I am using ES 7.x version and basically requirement is to provide autosuggest / type ahead on large text field which have file/document content.
I have explored multiple way and for all it returns the entire source document or specific field if I restrict using _source. I have tried out edge ngram or n-gram tokenizer, Prefix Query, Completion suggestor.
Below is sample Document (content field might have 1000s sentences):
{
"content":"Elasticsearch is a distributed, free and open search and analytics engine for all types of data, including textual, numerical, geospatial, structured, and unstructured.
Elasticsearch is built on Apache Lucene and was first released in 2010 by Elasticsearch N.V. (now known as Elastic).
Known for its simple REST APIs, distributed nature, speed, and scalability, Elasticsearch is the central component of the Elastic Stack, a set of free and open tools for data ingestion, enrichment, storage, analysis, and visualization. Commonly referred to as the ELK Stack (after Elasticsearch, Logstash, and Kibana),
the Elastic Stack now includes a rich collection of lightweight shipping agents known as Beats for sending data to Elasticsearch."
}
Below is expected output:
Search query: el
Output: ["elasticsearch","elastic","elk"]
Search Query: analytics e
Output: ["analytics engine"]
Currently I am not able to achieve above output using the OOTB functionality.

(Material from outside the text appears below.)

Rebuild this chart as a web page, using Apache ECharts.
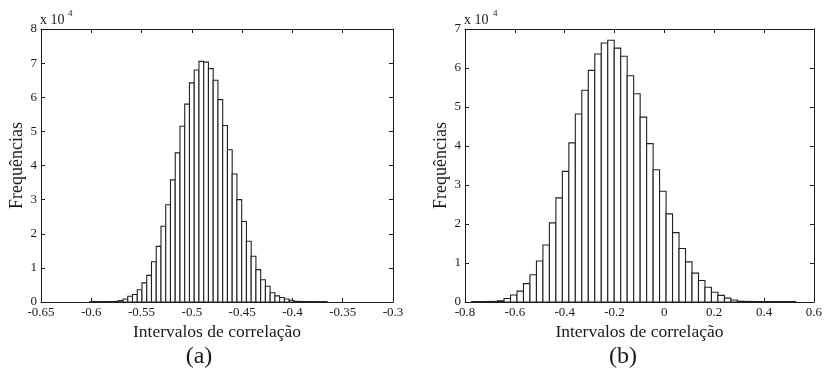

So I have used highlighting functionality of elasticsearch and applied regex on result and created unique list of suggestion using Java.
Below is my current implement using highlight functionality.
Index Mapping:
PUT index
{
"settings": {
"index": {
"number_of_shards": 2,
"number_of_replicas": 1
},
"analysis": {
"filter": {
"stop_filter": {
"type": "stop",
"stopwords": "_english_"
},
"ngram_filter": {
"token_chars": [
"letter",
"digit",
"symbol",
"punctuation"
],
"min_gram": "1",
"type": "edge_ngram",
"max_gram": "12"
}
},
"analyzer": {
"text_english": {
"type": "custom",
"tokenizer": "uax_url_email",
"filter": [
"lowercase",
"stop_filter"
]
},
"whitespace_analyzer": {
"filter": [
"lowercase"
],
"type": "custom",
"tokenizer": "whitespace"
},
"ngram_analyzer": {
"filter": [
"lowercase",
"stop_filter",
"ngram_filter"
],
"type": "custom",
"tokenizer": "letter"
}
}
}
},
"mappings": {
"properties": {
"content": {
"type": "text",
"fields": {
"autocorrect": {
"type": "text",
"analyzer": "ngram_analyzer",
"search_analyzer": "whitespace_analyzer"
}
},
"analyzer": "text_english"
}
}
}
}
Below is Elasticsearch query which executed from Java
POST autosuggest/_search
{
"_source": "content.autocorrect",
"query": {
"match_phrase": {
"content.autocorrect": "analytics e"
}
},
"highlight": {
"fields": {
"content.autocorrect": {
"fragment_size": 500,
"number_of_fragments": 1
}
}
}
}
We have applied regex pattern on above query result.
Please let me know if there is any way to achieve without above workaround.